People v. LeGrand

Order unanimously reversed on the law, defendant’s motion denied and indictment reinstated. Memorandum: The court erred in granting defendant’s motion to suppress the gun found in his car following his arrest based on its determination that the police lacked probable cause to arrest defendant. Probable cause requires information sufficient to support a reasonable belief that an offense is being committed or that evidence of a crime may be found in a certain place (People v Bigelow, 66 NY2d 417, 423; see, Brinegar v United States, 338 US 160, 175, reh denied 338 US 839). Probable cause does not require proof beyond a reasonable doubt, but information making it "more probable than not” that a crime has taken place and that the individual arrested is its perpetrator (People v Carrasquillo, 54 NY2d 248, 254). Probable cause may be supplied, in whole or in part, through hearsay information (People v Bigelow, supra). When the informant is an identifiable citizen, the People need not make the independent showing of reliability and basis of knowledge required when the informant is anonymous (People v Hicks, 38 NY2d 90, 93-94; People v Cantre, 95 AD2d 522, 526, affd 65 NY2d 790).

Applying those rules, we conclude that the police had probable cause to arrest defendant for criminal possession of a weapon. Relying primarily on information provided by Officer Broughton, the police knew that Broughton was defendant’s girlfriend, that defendant lived at Broughton’s house, that defendant had emotional problems and was behaving errati*978cally, that a .357 magnum was missing from Broughton’s home, that defendant had access to the gun, and that Broughton feared for her life. In addition to that information, the police had knowledge of other facts which confirmed Broughton’s report that defendant was acting strangely and possibly presented a threat to her. About three hours prior to his arrest, and shortly before the gun was discovered missing, defendant appeared at police headquarters in an agitated state wearing a bulletproof vest. He surrendered a loaded .45 caliber automatic and demanded to be arrested.

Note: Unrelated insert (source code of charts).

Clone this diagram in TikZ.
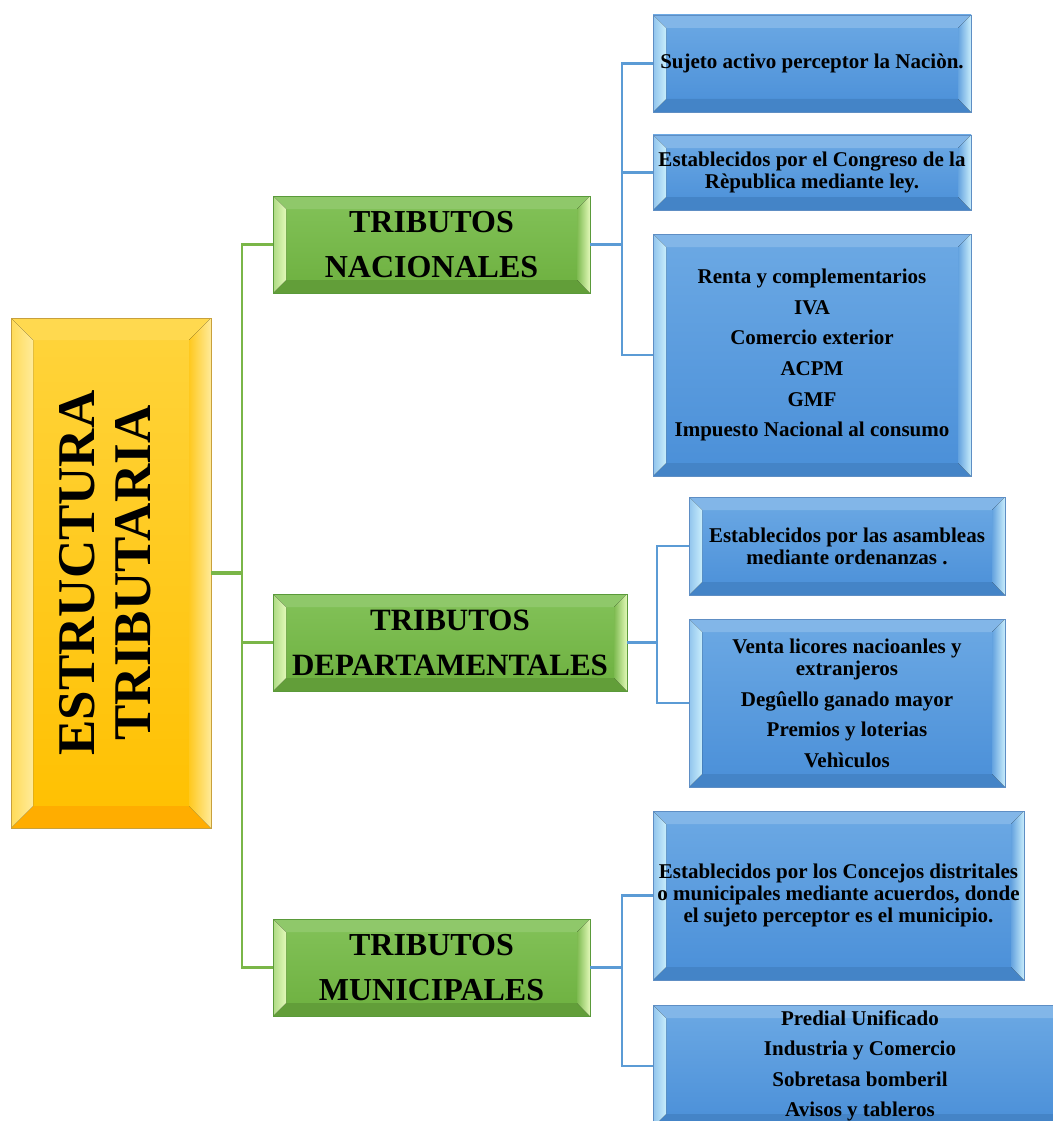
\documentclass[tikz,border=0pt]{standalone}
\usepackage{fontspec}
\setmainfont{Liberation Serif}
\definecolor{bluetop}{HTML}{6CA9E4}
\definecolor{bluebot}{HTML}{4A8FD8}
\definecolor{bluepale}{HTML}{C8EDFB}
\definecolor{blueborder}{HTML}{5E8EC4}
\definecolor{greentop}{HTML}{83C259}
\definecolor{greenbot}{HTML}{6DB03F}
\definecolor{greenpale}{HTML}{E2F9B8}
\definecolor{greenborder}{HTML}{5A9A3A}
\definecolor{yeltop}{HTML}{FFD43C}
\definecolor{yelbot}{HTML}{FFC000}
\definecolor{yelpale}{HTML}{FFEB9A}
\definecolor{yelborder}{HTML}{C8A03C}
\definecolor{gline}{HTML}{7AB648}
\definecolor{bline}{HTML}{5B9BD5}
\newcommand{\bevelfaces}[5]{%
  \path (path picture bounding box.north west) coordinate (pNW)
        (path picture bounding box.north east) coordinate (pNE)
        (path picture bounding box.south west) coordinate (pSW)
        (path picture bounding box.south east) coordinate (pSE);
  \path ([shift={(#1,-#1)}]pNW) coordinate (qNW)
        ([shift={(-#1,-#1)}]pNE) coordinate (qNE)
        ([shift={(#1,#1)}]pSW) coordinate (qSW)
        ([shift={(-#1,#1)}]pSE) coordinate (qSE);
  \fill[#3] (pNW) -- (pNE) -- (qNE) -- (qNW) -- cycle;
  \fill[#5] (pSW) -- (pSE) -- (qSE) -- (qSW) -- cycle;
  \fill[#2] (pNW) -- (qNW) -- (qSW) -- (pSW) -- cycle;
  \fill[#4] (pNE) -- (qNE) -- (qSE) -- (pSE) -- cycle;
}
\tikzset{
  bluebox/.style={draw=blueborder, line width=0.9pt, top color=bluetop, bottom color=bluebot,
    align=center, inner sep=0pt, font=\bfseries\fontsize{21}{22}\selectfont,
    path picture={\bevelfaces{13pt}{left color=bluetop!60!bluepale, right color=bluepale}{fill=bluetop!85!white}{left color=bluebot!80!bluepale, right color=bluepale}{fill=black!8!bluebot}}},
  greenbox/.style={draw=greenborder, line width=0.9pt, top color=greentop, bottom color=greenbot,
    align=center, inner sep=0pt, font=\bfseries\fontsize{32}{45}\selectfont,
    path picture={\bevelfaces{13pt}{left color=greentop!55!greenpale, right color=greenpale}{fill=greentop!90!white}{left color=greenbot!85!greenpale, right color=greenpale}{fill=black!10!greenbot}}},
  yelbox/.style={draw=yelborder, line width=0.9pt, top color=yeltop, bottom color=yelbot,
    align=center, inner sep=0pt, font=\bfseries\fontsize{53}{56}\selectfont,
    path picture={\bevelfaces{22pt}{left color=yeltop!70!yelpale, right color=yelpale}{fill=yeltop!80!yelpale}{left color=yelbot!80!yelpale, right color=yelpale}{fill=orange!30!yelbot}}},
  gconn/.style={draw=gline, line width=2.2pt},
  yconn/.style={draw=gline, line width=3.4pt},
  bconn/.style={draw=bline, line width=2.2pt},
  bstub/.style={draw=bline, line width=3pt},
}
\begin{document}
\begin{tikzpicture}[x=1pt,y=-1pt]
\useasboundingbox (0,0) rectangle (1052,1121);

% main box
\node[yelbox, minimum width=200pt, minimum height=510pt] (yel) at (111,573)
  {\rotatebox{90}{\begin{tabular}{@{}c@{}}ESTRUCTURA\\TRIBUTARIA\end{tabular}}};

% level 2
\node[greenbox, minimum width=317pt, minimum height=97pt] (nac) at (431.5,244.5) {TRIBUTOS\\NACIONALES};
\node[greenbox, minimum width=354pt, minimum height=97pt, font=\bfseries\fontsize{31}{45}\selectfont] (dep) at (450,642.5) {TRIBUTOS\\DEPARTAMENTALES};
\node[greenbox, minimum width=317pt, minimum height=97pt] (mun) at (431.5,967.5) {TRIBUTOS\\MUNICIPALES};

% nacionales
\node[bluebox, minimum width=318pt, minimum height=97pt] (n1) at (812,63.5) {Sujeto activo perceptor la Naciòn.};
\node[bluebox, minimum width=318pt, minimum height=75pt] (n2) at (812,172.5) {Establecidos por el Congreso de la\\Rèpublica mediante ley.};
\node[bluebox, minimum width=318pt, minimum height=242pt, font=\bfseries\fontsize{21}{30.7}\selectfont] (n3) at (812,355)
  {Renta y complementarios\\IVA\\Comercio exterior\\ACPM\\GMF\\Impuesto Nacional al consumo};

% departamentales
\node[bluebox, minimum width=316pt, minimum height=98pt] (d1) at (847,546) {Establecidos por las asambleas\\mediante ordenanzas .};
\node[bluebox, minimum width=316pt, minimum height=168pt] (d2) at (847,703)
  {Venta licores nacioanles y\\extranjeros\\[9pt]Degûello ganado mayor\\[8.5pt]Premios y loterias\\[8.5pt]Vehìculos};

% municipales
\node[bluebox, minimum width=371pt, minimum height=169pt] (m1) at (838.5,895.5)
  {Establecidos por los Concejos distritales\\o municipales mediante acuerdos, donde\\el sujeto perceptor es el municipio.};
\node[bluebox, minimum width=414pt, minimum height=122pt, font=\bfseries\fontsize{21}{30.5}\selectfont] (m2) at (860,1066)
  {Predial Unificado\\Industria y Comercio\\Sobretasa bomberil\\Avisos y tableros};

% green connectors
\coordinate (gt) at (242,573);
\draw[yconn] (yel.east) -- (gt);
\draw[gconn] (nac.west) -| (gt) |- (mun.west);
\draw[gconn] (gt |- dep.west) -- (dep.west);

% blue connectors
\coordinate (bn) at (622,244.5);
\draw[bstub] (nac.east) -- (bn);
\draw[bconn] (n1.west) -| (bn) |- (n3.west);
\draw[bconn] (bn |- n2.west) -- (n2.west);

\coordinate (bd) at (657,642.5);
\draw[bstub] (dep.east) -- (bd);
\draw[bconn] (d1.west) -| (bd) |- (d2.west);

\coordinate (bm) at (622,967.5);
\draw[bstub] (mun.east) -- (bm);
\draw[bconn] (m1.west) -| (bm) |- (m2.west);
\end{tikzpicture}
\end{document}
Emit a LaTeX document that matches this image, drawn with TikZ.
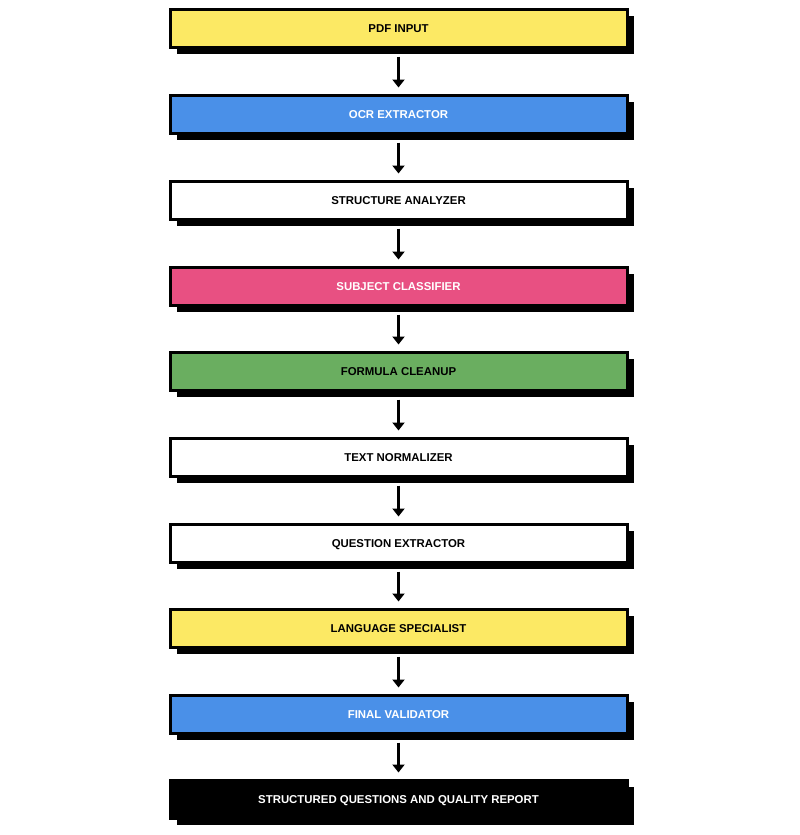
\documentclass[tikz,border=0pt]{standalone}
\usepackage{fontspec}
\setmainfont{Liberation Sans}
\usetikzlibrary{arrows.meta}
\definecolor{cyel}{RGB}{252,233,100}
\definecolor{cblu}{RGB}{74,144,232}
\definecolor{cpnk}{RGB}{232,80,130}
\definecolor{cgrn}{RGB}{106,174,96}
\tikzset{
  stage/.style={draw=black, line width=3pt, minimum width=457pt, minimum height=38pt,
    inner sep=0pt, text height=8.2pt, text depth=0pt,
    font=\bfseries\fontsize{11.4}{13}\selectfont},
  flow/.style={line width=3pt, -{Triangle[length=8pt,width=12pt]}, shorten >=6pt, shorten <=1pt},
}
\newcommand{\stagebox}[5]{% name, y-center, fill, textcolor, text
  \fill[black] (170+7,#2-19+7) rectangle (627+7,#2+19+7);
  \node[stage, fill=#3, text=#4] (#1) at (398.5,#2) {#5};
}
\begin{document}
\begin{tikzpicture}[x=1pt,y=-1pt]
\useasboundingbox (0,0) rectangle (800,835);
\stagebox{n1}{28}{cyel}{black}{PDF INPUT}
\stagebox{n2}{114}{cblu}{white}{OCR EXTRACTOR}
\stagebox{n3}{200}{white}{black}{STRUCTURE ANALYZER}
\stagebox{n4}{286}{cpnk}{white}{SUBJECT CLASSIFIER}
\stagebox{n5}{371}{cgrn}{black}{FORMULA CLEANUP}
\stagebox{n6}{457}{white}{black}{TEXT NORMALIZER}
\stagebox{n7}{543}{white}{black}{QUESTION EXTRACTOR}
\stagebox{n8}{628}{cyel}{black}{LANGUAGE SPECIALIST}
\stagebox{n9}{714}{cblu}{white}{FINAL VALIDATOR}
\stagebox{n10}{799}{black}{white}{STRUCTURED QUESTIONS AND QUALITY REPORT}
\foreach \a/\b in {n1/n2,n2/n3,n3/n4,n4/n5,n5/n6,n6/n7,n7/n8,n8/n9,n9/n10}{
  \draw[flow] ([yshift=-7pt]\a.south) -- (\b.north);
}
\end{tikzpicture}
\end{document}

Defendant said that he had been given the gun with instructions to kill someone, then said unidentified persons were conspiring and threatening to kill him, then said he was working for the F.B.I., and finally that he was surrendering the gun as a favor for a friend. Before leaving the police station, defendant requested that a departmental stress counselor accompany him to 1081 North Street to see the persons who defendant variously said were threatening him or whom he had threatened. Finally, approximately two hours before defendant’s arrest and about the time Broughton reported the gun missing, the police received a 911 report that someone had called a television station to warn that there was going to be a shooting on North Street. (Appeal from order of Monroe County Court, Maloy, J.—dismiss indictment.) Present—Denman, J. P., Boomer, Pine, Balio and Davis, JJ.